Why some coronaviruses are relatively harmless while others are incredibly lethal is still a bit of a mystery. Some answers lie in the proteins each individual virus uses to enter human cells, but what exactly makes SARS-CoV-2 so severe in some people and innocuous in others is unclear.
An impressive new study led by researchers from UCLA is offering a novel hypothesis to explain SARS-CoV-2 severity. Using an AI-driven machine-learning system the researchers discovered SARS-CoV-2 is broken down into fragments in a human body, and this viral debris can uniquely resemble endogenous peptides that overstimulate the immune system. This may play a significant role in the strange variable severity of disease from person to person.
“The textbooks tell us that after the virus is destroyed, the sick host ‘wins,’ and different pieces of virus can be used to train the immune system for future recognition,” says corresponding author Gerald Wong.
But the story of a virus isn’t exactly as simple as that. After a virus is neutralized by the immune system it is rapidly broken down, or dissolved, into tiny fragments. It has generally been assumed this stage of viral degradation was innocuous, but recent research has suggested some of these smaller viral fragments could trigger innate immune responses that account for severe disease associated with hyper inflammation.
To investigate this idea in the context of COVID, the researchers tracked all the possible peptide combinations that could be created through the degradation of SARS-CoV-2 proteins. They used a machine-learning system to measure the pro-inflammatory characteristics of all these potential peptides and discovered several of these viral fragments closely resemble molecules our immune system uses to heighten inflammatory responses.
“We saw that the various forms of debris from the destroyed virus can reassemble into these biologically active ‘zombie’ complexes,” explains Wong. “It is interesting that the human peptide being imitated by the viral fragments has been implicated in rheumatoid arthritis, psoriasis and lupus, and that different aspects of COVID-19 are reminiscent of these autoimmune conditions.”
The researchers then directly compared these SARS-CoV-2 viral fragments to debris that comes from a more harmless common-cold-causing coronavirus (HCoV-OC43).

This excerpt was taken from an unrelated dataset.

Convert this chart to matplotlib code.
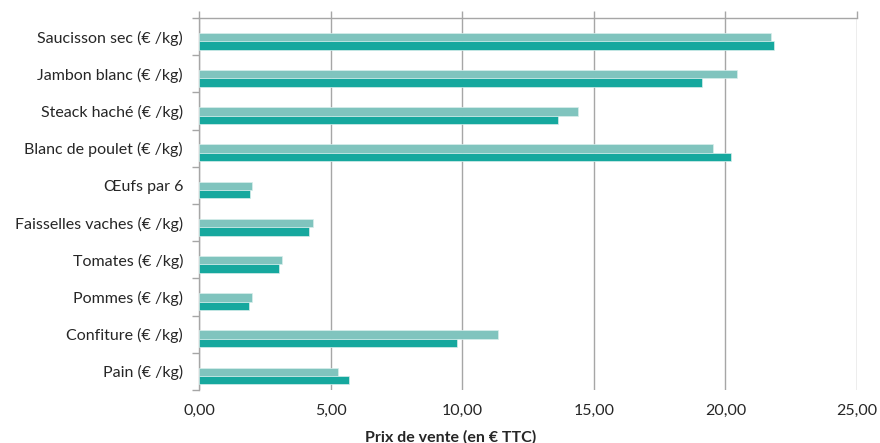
import matplotlib
matplotlib.use("Agg")
import matplotlib.pyplot as plt
import numpy as np
from matplotlib.ticker import FuncFormatter, FixedLocator

plt.rcParams['font.family'] = ['Lato', 'DejaVu Sans']

categories = ["Saucisson sec (€ /kg)", "Jambon blanc (€ /kg)", "Steack haché (€ /kg)",
              "Blanc de poulet (€ /kg)", "Œufs par 6", "Faisselles vaches (€ /kg)",
              "Tomates (€ /kg)", "Pommes (€ /kg)", "Confiture (€ /kg)", "Pain (€ /kg)"]
serie_claire = [21.72, 20.43, 14.39, 19.52, 2.00, 4.33, 3.14, 2.00, 11.35, 5.29]
serie_foncee = [21.85, 19.12, 13.63, 20.20, 1.94, 4.18, 3.05, 1.89, 9.81, 5.70]
xticks = [0, 5, 10, 15, 20, 25]
xlabel = "Prix de vente (en € TTC)"

light = "#80C4BE"
dark = "#16A89E"
grey = "#A6A6A6"

fig = plt.figure(figsize=(8.8, 4.43), dpi=100)
ax = fig.add_axes([199/880, 1-390/443, (857-199)/880, (390-18)/443])

y = np.arange(len(categories))
h = 0.225
ax.barh(y + 0.0125, serie_claire, height=h, color=light, edgecolor="#D8EEEC", linewidth=0.5, zorder=3)
ax.barh(y + 0.2375, serie_foncee, height=h, color=dark, edgecolor="#D8EEEC", linewidth=0.5, zorder=3)

ax.set_xlim(0, 25)
ax.set_ylim(len(categories) - 0.5, -0.5)

ax.xaxis.set_major_locator(FixedLocator(xticks))
ax.xaxis.set_major_formatter(FuncFormatter(lambda v, p: f"{v:.2f}".replace(".", ",")))
ax.grid(axis="x", color=grey, linewidth=1.0, zorder=0)
ax.tick_params(axis="x", which="major", bottom=False, top=True, labelbottom=True,
               labeltop=False, direction="out", length=5, color=grey, width=1,
               labelsize=11.5, labelcolor="#262626", pad=5)

ax.set_yticks(y)
ax.set_yticklabels(categories)
ax.set_yticks(np.arange(len(categories) + 1) - 0.5, minor=True)
ax.tick_params(axis="y", which="major", length=0, labelsize=11.5, labelcolor="#262626", pad=11.5)
ax.tick_params(axis="y", which="minor", length=5, color=grey, width=1, direction="out")

for s in ["right", "bottom"]:
    ax.spines[s].set_visible(False)
ax.spines["top"].set_color(grey)
ax.spines["left"].set_color(grey)
ax.spines["top"].set_linewidth(1)
ax.spines["left"].set_linewidth(1)

fig.text(451/880, 1-437/443, xlabel, ha="center", va="center", fontsize=11.5,
         fontweight="bold", color="#262626")

fig.savefig("out.png", dpi=100)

The fragments were very different, and the OC43 debris was found to not at all stimulate the immune system in the same way as SARS-CoV-2.
Even more interestingly, the researchers looked at what kinds of gene expression were stimulated by these SARS-CoV-2 viral fragments. These novel peptides were found to trigger similar patterns of expression to the full virus.
“What’s astonishing about the gene expression result is there was no active infection used in our experiments,” Wong notes. “We did not even use the whole virus – rather only about 0.2% or 0.3% of it – but we found this incredible level of agreement that is highly suggestive.”
So these findings may somewhat account for why SARS-CoV-2 triggers more severe disease than its common-cold coronavirus counterparts. But the study can only speculate as to why the virus’s effects are so variable from person to person.
Here the researchers indicate the striking uniqueness in each individual person’s enzyme efficiency could likely account for why some people don’t even notice they have COVID, while others end up struggling in a hospital. Essentially, each of us break down foreign particles differently, and these unique differences may be responsible for how mild our illness is.
“… proteolytic degradation of SARS-CoV-2 is likely to be heterogeneous, as individual hosts display distinctive patterns of enzyme efficiencies varying routinely by fourfold to 50-fold, with protein expression being ‘noisy’ even at the single cell level,” the researchers write in the new study. “That proteolytic degradation of SARS-CoV-2 is expected to be drastically different among hosts may explain why the infection outcomes of SARS-CoV-2 are so heterogeneous, ranging from asymptomatic hosts to fatalities.”
The idea that viral fragments can linger in the body and cause persistent longer-term health problems is still relatively new. Over the last few years there has been emerging evidence showing viral debris from influenza causing long-term lung disease in some people, for example. But what these findings actually mean for potential future treatments is still unknown.
Wong does speculate the possibility that diseases such as COVID could be treated by inhibiting the actions of certain enzymes that are responsible for breaking the virus down into its more harmful components. Of course, to get to that point there will need to be lots more work done to systematically study exactly how certain viral fragments are created.